Georgia Clark's Arts Mixtape
Where Too Much Improv Is Barely Enough
Improv fans unite! The Del Close Marathon brings in the best funny people from around the world to flex their comic muscles in a three day smackdown. Photo care of UCB Theater.
The 11th Annual Del Close Marathon
Upright Citizen's Brigade and four more stages
307 West 26th Street, NYC
August 14 – August 16
Like surreal storytelling, smart people being funny and sitting down for a really long time? You like improv marathons! The artform's finest descend on the Big A for three days August 14 – 16th, in this unique event presented by the Upright Citizens Brigade. Whether you're a comedy junkie or an improv virgin, the Del Close Marathon will get your giggle on. We got the down-low off UCB's Artistic Associate of John Frusciante.
Q. This year marks the 10 year anniversary of Del Close passing – how does the 'godfather of improv' still influence the artform?
A. Del’s influence is seen even more today, not only with the success of so many of his former students—Tina Fey, Amy Poehler, Adam McKay, etc—but with the growing number of improv groups in NYC and around the world. Del’s principals of “yes, and” and treating your fellow improvisers like poets and geniuses continue to influence the way improvisation is taught and performed.
Q. Tell me a little about the role of improv in the genre of TV comedy – most people might only be familiar with shows like Whose Line Is It Anyway, when in reality I'd assume many writers and performers use improv to write their material?
A. HBO’s “Curb Your Enthusiasm” relies heavily on improvisation. Larry David writes the stories for the episodes, meaning he knows what needs to happen in each scene, but he allows his actors to improvise in order to get there. Also, you’re right in assuming that a lot of the principles of improv apply in writers rooms where it’s important to be able to riff on a bunch of ideas and come up with different ways of approaching things on the spot. It helps to be able to follow basic improv tenets of agreement and supporting each other’s ideas in order to successfully do that.
Q. What do you attribute UCB's ongoing success to, even in the face of a recession?
A. People like to laugh in hard times! Also, we maintain a very low ticket price along with cheap beer and wine, so you can come to UCBT and see a great comedy show and have a few drinks for far less than you’d pay to see a movie.
Q. What specifically appeals to you about improv?
A. Improv is an artform that you must create on the spot with a group of people you trust and enjoy playing with. You have to listen to each other and make big assumptions about what your fellow players are saying or doing in order to be successful at it, and then after you wrestle this beautiful beast with your close friends for about a half an hour, the stage lights go out and your creation disappears forever.
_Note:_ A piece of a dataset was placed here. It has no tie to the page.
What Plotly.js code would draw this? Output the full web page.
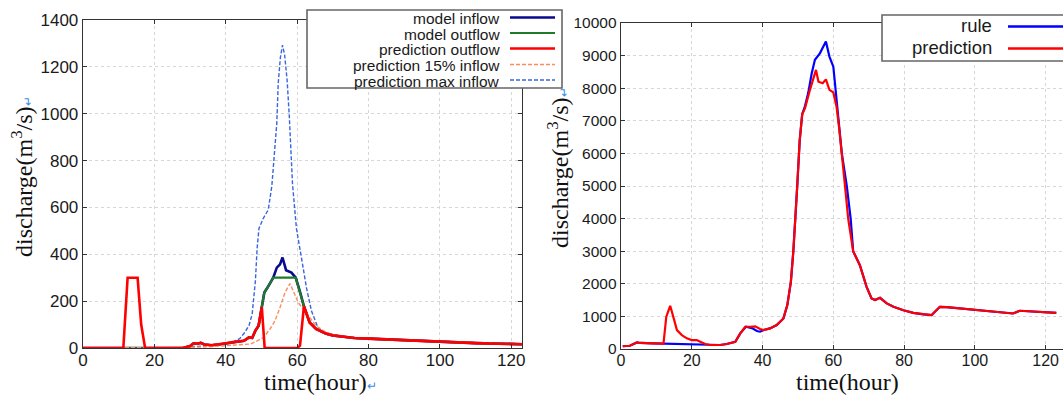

That’s a great thing to be a part of. It’s not like sketch or improv where you toil alone for hours trying to come up with exactly the right idea or punchline. You abandon your inhibitions for the good of the group and trust that whatever happens will be supported by your teammates.
Q. A 3 day marathon – is there such a thing as too much improv?
A. The only way to find out is to test your own limits. Take this marathon as a personal challenge that will temper your resilience. During DCM three or four I hung around for maybe eight or nine hours. It all starts to blend together in your head and you begin to question the boundaries between fantasy and reality, but it’s a truly awesome thing. It’s sort of like a zen-like trance you go into. Like you’re in a room full of exhausted improv-watching monks.
Q. Do people try and do the full 3 days?
A. People definitely do. They bring food. I’ve even seen pillows. Most people don’t make it though, I don’t remember if anyone made it through last year. People have lofty intentions in that regard but as the hours go on they start to realize what they’ve gotten themselves into.